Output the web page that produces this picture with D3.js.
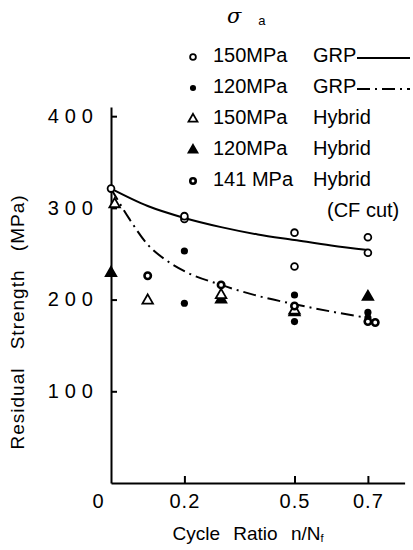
<!DOCTYPE html>
<html>
<head>
<meta charset="utf-8">
<script src="https://cdn.jsdelivr.net/npm/d3@7"></script>
<style>
  body { margin: 0; background: #fff; }
  text { font-family: "Liberation Sans", Arial, sans-serif; fill: #000; }
</style>
</head>
<body>
<svg id="chart"></svg>
<script>
// values (x = cycle ratio n/Nf, y = residual strength MPa)
const grp150 = [[0, 321], [0.2, 288], [0.2, 291], [0.5, 273], [0.5, 236], [0.7, 268], [0.7, 251]]
const grp120 = [[0.2, 253], [0.2, 196], [0.5, 205], [0.5, 176], [0.7, 186], [0.7, 180]]
const hybrid150 = [[0.01, 304], [0.1, 199], [0.3, 205], [0.5, 188]]
const hybrid120 = [[0, 229], [0.3, 200], [0.5, 186], [0.7, 203]]
const hybrid141 = [[0.1, 226], [0.3, 216], [0.5, 193], [0.7, 176], [0.72, 175]]

const curveGrp150 = [[0, 321], [0.1, 302], [0.2, 289], [0.3, 279], [0.4, 271], [0.5, 265], [0.6, 259], [0.7, 254]]
const curveGrp120 = [[0, 321], [0.05, 288], [0.1, 260], [0.15, 243], [0.2, 231], [0.3, 216], [0.4, 204], [0.5, 195], [0.6, 187], [0.7, 180]]

const xTicks = [0, 0.2, 0.5, 0.7]
const yTicks = [100, 200, 300, 400]

const legendRows = [
    {label: "150MPa", kind: "GRP", mark: "open", line: "solid"},
    {label: "120MPa", kind: "GRP", mark: "dot", line: "dashdot"},
    {label: "150MPa", kind: "Hybrid", mark: "tri", line: null},
    {label: "120MPa", kind: "Hybrid", mark: "trifill", line: null},
    {label: "141 MPa", kind: "Hybrid", mark: "ring", line: null}
]

const width = 413, height = 550
const svg = d3.select("#chart").attr("width", width).attr("height", height)

const x = d3.scaleLinear().domain([0, 0.8]).range([111, 404.6])
const y = d3.scaleLinear().domain([0, 410]).range([483, 107])

// axes
const xAxis = d3.axisBottom(x).tickValues(xTicks).tickSizeInner(-7).tickSizeOuter(0).tickPadding(11)
    .tickFormat(d => d === 0 ? "0" : d3.format(".1f")(d))
const yAxis = d3.axisLeft(y).tickValues(yTicks).tickSizeInner(-6).tickSizeOuter(0).tickPadding(12)

const gx = svg.append("g").attr("transform", "translate(0,483)").call(xAxis)
const gy = svg.append("g").attr("transform", "translate(111,0)").call(yAxis)

gx.selectAll("path, line").attr("stroke", "#000").attr("stroke-width", 2)
gy.selectAll("path, line").attr("stroke", "#000").attr("stroke-width", 2)
gx.selectAll("text").attr("font-size", 20).attr("letter-spacing", 1)
    .attr("font-family", "Liberation Sans, Arial, sans-serif")
gx.selectAll(".tick").filter(d => d === 0).select("text").attr("dx", -13)
gx.selectAll(".tick").filter(d => d === 0).select("line").remove()
gy.selectAll("text").attr("font-size", 20).attr("letter-spacing", 6)
    .attr("font-family", "Liberation Sans, Arial, sans-serif")

// axis titles
const xt = svg.append("text").attr("x", 248).attr("y", 540).attr("text-anchor", "middle")
    .attr("font-size", 19).attr("word-spacing", 8)
xt.append("tspan").text("Cycle Ratio n/N")
xt.append("tspan").text("f").attr("font-size", 11).attr("dy", 2)

svg.append("text").attr("transform", "translate(24,322) rotate(-90)")
    .attr("text-anchor", "middle").attr("font-size", 19)
    .attr("word-spacing", 12).attr("letter-spacing", 1)
    .text("Residual Strength (MPa)")

// fitted curves
const line = d3.line().x(d => x(d[0])).y(d => y(d[1])).curve(d3.curveMonotoneX)
svg.append("path").attr("d", line(curveGrp150)).attr("fill", "none")
    .attr("stroke", "#000").attr("stroke-width", 2)
svg.append("path").attr("d", line(curveGrp120)).attr("fill", "none")
    .attr("stroke", "#000").attr("stroke-width", 2).attr("stroke-dasharray", "13,5,2,5")

// marker drawing
function drawMark(g, kind, cx, cy, s) {
    if (kind === "open") {
        g.append("circle").attr("cx", cx).attr("cy", cy).attr("r", 3.4 * s)
            .attr("fill", "#fff").attr("stroke", "#000").attr("stroke-width", 1.8)
    } else if (kind === "dot") {
        g.append("circle").attr("cx", cx).attr("cy", cy).attr("r", 3.6 * s).attr("fill", "#000")
    } else if (kind === "ring") {
        g.append("circle").attr("cx", cx).attr("cy", cy).attr("r", 3.2 * s)
            .attr("fill", "#fff").attr("stroke", "#000").attr("stroke-width", 2.6)
    } else {
        g.append("path").attr("d", d3.symbol(d3.symbolTriangle, 48 * s * s)())
            .attr("transform", `translate(${cx},${cy})`)
            .attr("fill", kind === "trifill" ? "#000" : "#fff")
            .attr("stroke", "#000").attr("stroke-width", 1.8)
    }
}

const marks = svg.append("g")
const series = [[grp120, "dot"], [hybrid120, "trifill"], [hybrid150, "tri"], [grp150, "open"], [hybrid141, "ring"]]
series.forEach(([data, kind]) => {
    data.forEach(d => drawMark(marks, kind, x(d[0]), y(d[1]), 1))
})

// legend
const legend = svg.append("g")
const sig = legend.append("text").attr("x", 227).attr("y", 23).attr("font-size", 21)
sig.append("tspan").text("σ").attr("font-style", "italic").attr("font-family", "DejaVu Serif, serif")
sig.append("tspan").text("a").attr("font-size", 13).attr("dx", 17).attr("dy", 2)

legendRows.forEach((r, i) => {
    const base = 62 + i * 31
    drawMark(legend, r.mark, 193, base - 5, 0.85)
    legend.append("text").attr("x", 213).attr("y", base).attr("font-size", 20).text(r.label)
    legend.append("text").attr("x", 313).attr("y", base).attr("font-size", 20).text(r.kind)
    if (r.line) {
        legend.append("line").attr("x1", 357).attr("x2", 410).attr("y1", base - 4).attr("y2", base - 4)
            .attr("stroke", "#000").attr("stroke-width", 2)
            .attr("stroke-dasharray", r.line === "dashdot" ? "13,5,2,5" : null)
    }
})
legend.append("text").attr("x", 327).attr("y", 62 + 5 * 31).attr("font-size", 20).text("(CF cut)")
</script>
</body>
</html>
────────────────────────────────────────
§ **JOB**:
Write out the whole listing again, exactly, with no pictures.

§ **RESULT BELOW**:
Output the web page that produces this picture with D3.js.
<!DOCTYPE html>
<html>
<head>
<meta charset="utf-8">
<script src="https://cdn.jsdelivr.net/npm/d3@7"></script>
<style>
  body { margin: 0; background: #fff; }
  text { font-family: "Liberation Sans", Arial, sans-serif; fill: #000; }
</style>
</head>
<body>
<svg id="chart"></svg>
<script>
// values (x = cycle ratio n/Nf, y = residual strength MPa)
const grp150 = [[0, 321], [0.2, 288], [0.2, 291], [0.5, 273], [0.5, 236], [0.7, 268], [0.7, 251]]
const grp120 = [[0.2, 253], [0.2, 196], [0.5, 205], [0.5, 176], [0.7, 186], [0.7, 180]]
const hybrid150 = [[0.01, 304], [0.1, 199], [0.3, 205], [0.5, 188]]
const hybrid120 = [[0, 229], [0.3, 200], [0.5, 186], [0.7, 203]]
const hybrid141 = [[0.1, 226], [0.3, 216], [0.5, 193], [0.7, 176], [0.72, 175]]

const curveGrp150 = [[0, 321], [0.1, 302], [0.2, 289], [0.3, 279], [0.4, 271], [0.5, 265], [0.6, 259], [0.7, 254]]
const curveGrp120 = [[0, 321], [0.05, 288], [0.1, 260], [0.15, 243], [0.2, 231], [0.3, 216], [0.4, 204], [0.5, 195], [0.6, 187], [0.7, 180]]

const xTicks = [0, 0.2, 0.5, 0.7]
const yTicks = [100, 200, 300, 400]

const legendRows = [
    {label: "150MPa", kind: "GRP", mark: "open", line: "solid"},
    {label: "120MPa", kind: "GRP", mark: "dot", line: "dashdot"},
    {label: "150MPa", kind: "Hybrid", mark: "tri", line: null},
    {label: "120MPa", kind: "Hybrid", mark: "trifill", line: null},
    {label: "141 MPa", kind: "Hybrid", mark: "ring", line: null}
]

const width = 413, height = 550
const svg = d3.select("#chart").attr("width", width).attr("height", height)

const x = d3.scaleLinear().domain([0, 0.8]).range([111, 404.6])
const y = d3.scaleLinear().domain([0, 410]).range([483, 107])

// axes
const xAxis = d3.axisBottom(x).tickValues(xTicks).tickSizeInner(-7).tickSizeOuter(0).tickPadding(11)
    .tickFormat(d => d === 0 ? "0" : d3.format(".1f")(d))
const yAxis = d3.axisLeft(y).tickValues(yTicks).tickSizeInner(-6).tickSizeOuter(0).tickPadding(12)

const gx = svg.append("g").attr("transform", "translate(0,483)").call(xAxis)
const gy = svg.append("g").attr("transform", "translate(111,0)").call(yAxis)

gx.selectAll("path, line").attr("stroke", "#000").attr("stroke-width", 2)
gy.selectAll("path, line").attr("stroke", "#000").attr("stroke-width", 2)
gx.selectAll("text").attr("font-size", 20).attr("letter-spacing", 1)
    .attr("font-family", "Liberation Sans, Arial, sans-serif")
gx.selectAll(".tick").filter(d => d === 0).select("text").attr("dx", -13)
gx.selectAll(".tick").filter(d => d === 0).select("line").remove()
gy.selectAll("text").attr("font-size", 20).attr("letter-spacing", 6)
    .attr("font-family", "Liberation Sans, Arial, sans-serif")

// axis titles
const xt = svg.append("text").attr("x", 248).attr("y", 540).attr("text-anchor", "middle")
    .attr("font-size", 19).attr("word-spacing", 8)
xt.append("tspan").text("Cycle Ratio n/N")
xt.append("tspan").text("f").attr("font-size", 11).attr("dy", 2)

svg.append("text").attr("transform", "translate(24,322) rotate(-90)")
    .attr("text-anchor", "middle").attr("font-size", 19)
    .attr("word-spacing", 12).attr("letter-spacing", 1)
    .text("Residual Strength (MPa)")

// fitted curves
const line = d3.line().x(d => x(d[0])).y(d => y(d[1])).curve(d3.curveMonotoneX)
svg.append("path").attr("d", line(curveGrp150)).attr("fill", "none")
    .attr("stroke", "#000").attr("stroke-width", 2)
svg.append("path").attr("d", line(curveGrp120)).attr("fill", "none")
    .attr("stroke", "#000").attr("stroke-width", 2).attr("stroke-dasharray", "13,5,2,5")

// marker drawing
function drawMark(g, kind, cx, cy, s) {
    if (kind === "open") {
        g.append("circle").attr("cx", cx).attr("cy", cy).attr("r", 3.4 * s)
            .attr("fill", "#fff").attr("stroke", "#000").attr("stroke-width", 1.8)
    } else if (kind === "dot") {
        g.append("circle").attr("cx", cx).attr("cy", cy).attr("r", 3.6 * s).attr("fill", "#000")
    } else if (kind === "ring") {
        g.append("circle").attr("cx", cx).attr("cy", cy).attr("r", 3.2 * s)
            .attr("fill", "#fff").attr("stroke", "#000").attr("stroke-width", 2.6)
    } else {
        g.append("path").attr("d", d3.symbol(d3.symbolTriangle, 48 * s * s)())
            .attr("transform", `translate(${cx},${cy})`)
            .attr("fill", kind === "trifill" ? "#000" : "#fff")
            .attr("stroke", "#000").attr("stroke-width", 1.8)
    }
}

const marks = svg.append("g")
const series = [[grp120, "dot"], [hybrid120, "trifill"], [hybrid150, "tri"], [grp150, "open"], [hybrid141, "ring"]]
series.forEach(([data, kind]) => {
    data.forEach(d => drawMark(marks, kind, x(d[0]), y(d[1]), 1))
})

// legend
const legend = svg.append("g")
const sig = legend.append("text").attr("x", 227).attr("y", 23).attr("font-size", 21)
sig.append("tspan").text("σ").attr("font-style", "italic").attr("font-family", "DejaVu Serif, serif")
sig.append("tspan").text("a").attr("font-size", 13).attr("dx", 17).attr("dy", 2)

legendRows.forEach((r, i) => {
    const base = 62 + i * 31
    drawMark(legend, r.mark, 193, base - 5, 0.85)
    legend.append("text").attr("x", 213).attr("y", base).attr("font-size", 20).text(r.label)
    legend.append("text").attr("x", 313).attr("y", base).attr("font-size", 20).text(r.kind)
    if (r.line) {
        legend.append("line").attr("x1", 357).attr("x2", 410).attr("y1", base - 4).attr("y2", base - 4)
            .attr("stroke", "#000").attr("stroke-width", 2)
            .attr("stroke-dasharray", r.line === "dashdot" ? "13,5,2,5" : null)
    }
})
legend.append("text").attr("x", 327).attr("y", 62 + 5 * 31).attr("font-size", 20).text("(CF cut)")
</script>
</body>
</html>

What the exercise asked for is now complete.